The idea of a honeypot is simple – you place a server on the network (usually in the DMZ) to entice the bad guys to attack your honeypot, while
ignoring your actual production boxes hidden safely behind additional layers of security. By distracting them with a baited system, they’ll focus their collective bad guy energy where it won’t interfere/damage/affect your production network. If you’re a security guru, they can also be
used to gather information about attackers and track their methods and strategies as they try to hack your systems.
Enter Microsoft.
Rather than placing a bait machine and waiting for someone to troll around and attack it, they created the Strider Honey Monkey Exploit
Detection System. The Honey Monkeys are a series of desktops, some patched and some intentionally vulnerable, that use an automated process to leisurely stroll around the internet – visiting sites that virus fearing mortals would fear to go. Powered by the Strider program, the machines are configured to watch for malicious activity such as changes to the system’s registry, to determine what web sites are spreading malware.
Why?
Think about it – Microsoft has the ability to see how their operating systems perform when users are surfing the internet, whether on questionable sites or on seemingly innocent web pages. The PCs emulate how humans navigate, so engineers can see which sites
propagate malware and then compare the damage to between patched systems versus unpatched, vulnerable machines. Doing so
allows Microsoft to determine how their protective mechanisms and configurations are holding up (or not holding up) to new attack
strategies. Gathering a wealth of data, Microsoft can also track the evolution of malware designs and counter them with proactive measures in their security updates and products. They can spend time doing what most security administrators are trying to do on their networks – “protect the environment from the users.”

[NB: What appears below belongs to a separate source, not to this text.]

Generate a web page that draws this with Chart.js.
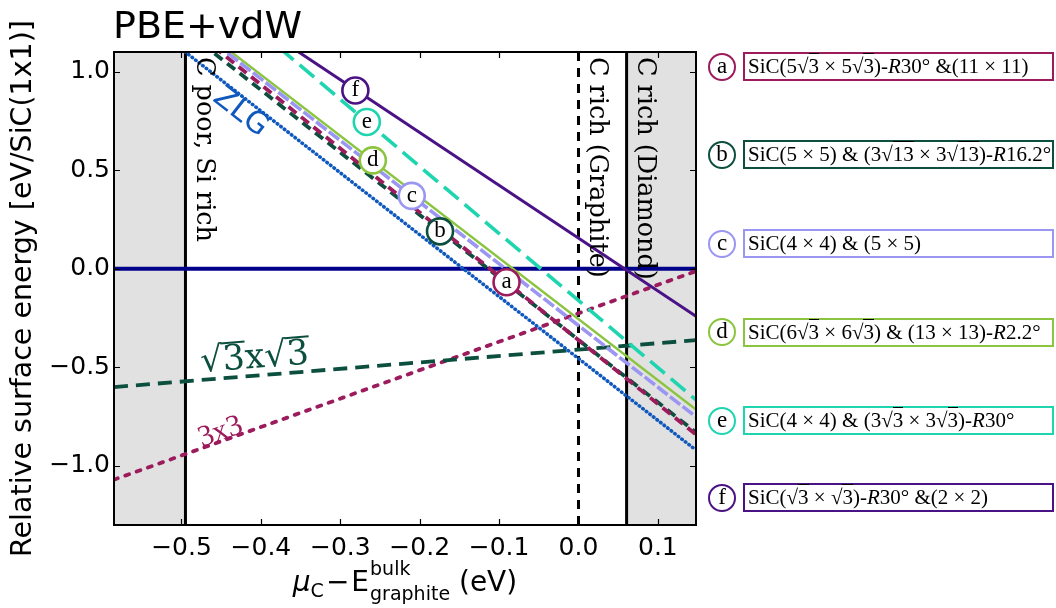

They’ve already used information from the project, which was announced back in 2005, to implement improvements in their web browser
(Internet Explorer) for Windows 7. In addition to including a Phishing filter, which catalogs known phishing sites and warns users of potential social engineering, they’ve modified how the program handles malformed HTML pages to prevent the automatic running of malicious scripts.
The enhanced security of Windows 7 proves Microsoft is focusing on emerging threats and security protection – a smart move in today’s
cybercrime laden world. Though I disagree with some of the settings and changes which recently locked me out of my system “for my own protection”, the majority of people out on the internet aren’t nerdy women with a passion for security – they’re technology-ignorant wanna-be script kiddies following their human curiosity into unsafe web territories who will certainly benefit from the added lockdown.